Pero tan importante como asegurar unas condiciones de vida mínimas a los emigrantes es establecer unas normas de convivencia que aseguren la ausencia de estallidos sociales. Agnes Heller, estudiosa del asunto, ha establecido algunas en las que profundizar. Los inmigrantes deben respetar las leyes de los Estados que les acogen, incluso si son diferentes de las suyas; no es preciso que las amen, pero no deben infringirlas. Las inmigrantes deben respetar las leyes no escritas de quien las recibe: la higiene, la urbanidad, etcétera. Los inmigrantes tienen que contribuir al bienestar de la sociedad en la que habitan, no minarlo o boicotearlo. Los inmigrantes tienen que asumir, en resumen, la civilización de los anfitriones, pero no su cultura: costumbres religiosas o étnicas, música, etcétera. Es decir, los anfitriones tienen que respetar el derecho a la diferencia de los inmigrantes.
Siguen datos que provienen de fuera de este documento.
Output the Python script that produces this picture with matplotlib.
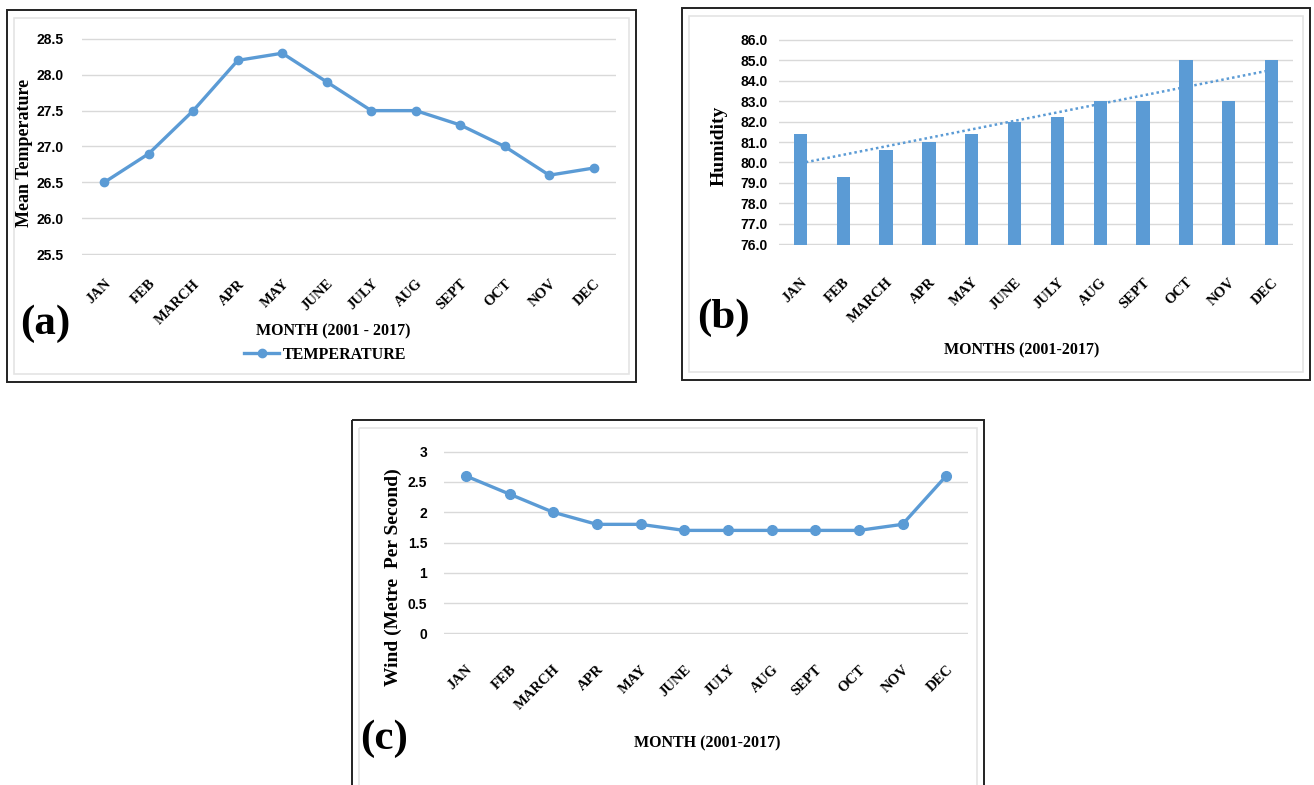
import numpy as np
import matplotlib
matplotlib.use("Agg")
import matplotlib.pyplot as plt
import matplotlib.patches as patches

# ---------- Data ----------
months = ["JAN", "FEB", "MARCH", "APR", "MAY", "JUNE", "JULY", "AUG",
          "SEPT", "OCT", "NOV", "DEC"]
temperature = [26.5, 26.9, 27.5, 28.2, 28.3, 27.9, 27.5, 27.5, 27.3, 27.0, 26.6, 26.7]
humidity = [81.4, 79.3, 80.6, 81.0, 81.4, 82.0, 82.2, 83.0, 83.0, 85.0, 83.0, 85.0]
wind = [2.6, 2.3, 2.0, 1.8, 1.8, 1.7, 1.7, 1.7, 1.7, 1.7, 1.8, 2.6]

temp_ticks = [25.5, 26.0, 26.5, 27.0, 27.5, 28.0, 28.5]
hum_ticks = list(range(76, 87))
wind_ticks = [0, 0.5, 1, 1.5, 2, 2.5, 3]

# ---------- Style ----------
W, H = 1314, 785
BLUE = "#5B9BD5"
GRID = "#D9D9D9"
SERIF = "Liberation Serif"
NARROW = ["Liberation Sans Narrow", "Liberation Sans", "DejaVu Sans"]

fig = plt.figure(figsize=(W / 100, H / 100), dpi=100)
fig.patch.set_facecolor("white")

# background canvas in pixel coordinates
bg = fig.add_axes([0, 0, 1, 1])
bg.set_xlim(0, W)
bg.set_ylim(H, 0)
bg.axis("off")


def px_axes(left, top, right, bottom):
    return fig.add_axes([left / W, 1 - bottom / H, (right - left) / W, (bottom - top) / H])


def frame(x0, y0, x1, y1):
    bg.add_patch(patches.Rectangle((x0, y0), x1 - x0, y1 - y0, fill=False,
                                   edgecolor="#222222", lw=1.4))
    bg.add_patch(patches.Rectangle((x0 + 7, y0 + 8), x1 - x0 - 14, y1 - y0 - 16,
                                   fill=False, edgecolor="#E4E4E4", lw=1.2))


def style_axes(ax, ticks, fmt, xpad, ypad):
    ax.set_xlim(-0.5, len(months) - 0.5)
    eps = (ticks[-1] - ticks[0]) * 0.004
    ax.set_ylim(ticks[0] - eps, ticks[-1] + eps)
    ax.set_yticks(ticks)
    ax.set_yticklabels([fmt.format(t) for t in ticks], fontsize=10,
                       fontweight="bold", family=NARROW)
    ax.set_xticks(range(len(months)))
    ax.set_xticklabels(months, rotation=45, ha="right", rotation_mode="anchor",
                       fontsize=10.5, fontweight="bold", family=SERIF)
    ax.tick_params(length=0)
    ax.tick_params(axis="x", pad=xpad)
    ax.tick_params(axis="y", pad=ypad)
    ax.grid(axis="y", color=GRID, lw=1)
    ax.set_axisbelow(True)
    for s in ax.spines.values():
        s.set_visible(False)


def label(x, y, s, size=11.5, rot=0):
    bg.text(x, y, s, fontsize=size, fontweight="bold", family=SERIF,
            ha="center", va="center", rotation=rot)


# ---------- Frames ----------
frame(7, 10, 636, 382)
frame(682, 8, 1310, 380)
frame(352, 420, 984, 800)

# ---------- (a) Temperature ----------
ax_a = px_axes(82, 38, 616, 255)
ax_a.plot(range(len(months)), temperature, color=BLUE, lw=2.4, marker="o",
          markersize=6, label="TEMPERATURE")
style_axes(ax_a, temp_ticks, "{:.1f}", 16, 13)
label(25, 153, "Mean Temperature", 13, 90)
label(45, 324, "(a)", 31)
label(333, 331, "MONTH (2001 - 2017)")
ax_a.legend(loc="center", bbox_to_anchor=(325 / W, 1 - 355 / H),
            bbox_transform=fig.transFigure, frameon=False, handlelength=2.2,
            handletextpad=0.2, prop={"family": SERIF, "weight": "bold", "size": 11.5})

# ---------- (b) Humidity ----------
ax_b = px_axes(779, 39, 1293, 245)
xs = np.arange(len(months))
ax_b.bar(xs, humidity, width=0.31, color=BLUE)
coef = np.polyfit(xs, humidity, 1)
ax_b.plot(xs, np.polyval(coef, xs), color=BLUE, lw=1.8, ls=(0, (1, 1.2)))
style_axes(ax_b, hum_ticks, "{:.1f}", 22, 8)
label(719, 146, "Humidity", 14, 90)
label(723, 318, "(b)", 31)
label(1022, 350, "MONTHS (2001-2017)")

# ---------- (c) Wind ----------
ax_c = px_axes(444, 451, 968, 634)
ax_c.plot(range(len(months)), wind, color=BLUE, lw=2.4, marker="o", markersize=7)
style_axes(ax_c, wind_ticks, "{:g}", 21, 12)
label(393, 577, "Wind (Metre  Per Second)", 14, 90)
label(384, 739, "(c)", 31)
label(707, 743, "MONTH (2001-2017)")

fig.savefig("out.png", dpi=100, facecolor="white")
El racismo es una amenaza cada vez mayor en las sociedades occidentales. Los prejuicios racistas se expresan abiertamente, y en ocasiones con total impunidad. El teléfono 903 que responde con una proclama xenófoba o las pintadas con la leyenda de "Lucrecia, jódete" no son ni mucho menos anécdotas ni están amparados en una presunta libertad de expresión, concepto que es homónimo, pero no sinónimo, dependiendo de quien lo pronuncie y de las intenciones de quien lo arguye. Los Estados se muestran crecientemente impotentes para mantener los antiguos modelos de integración; de modo progresivo se refuerzan las identidades comunitarias que se definen en términos religiosos, étnicos, regionales, culturales, históricos y nacionales. La democracia sólo puede ser impulsada, en los albores de un nuevo milenio, como una cultura incompatible con la obsesión de las identidades. La democracia sólo puede ser la democracia de la diferencia, la comunidad de los sin comunidad.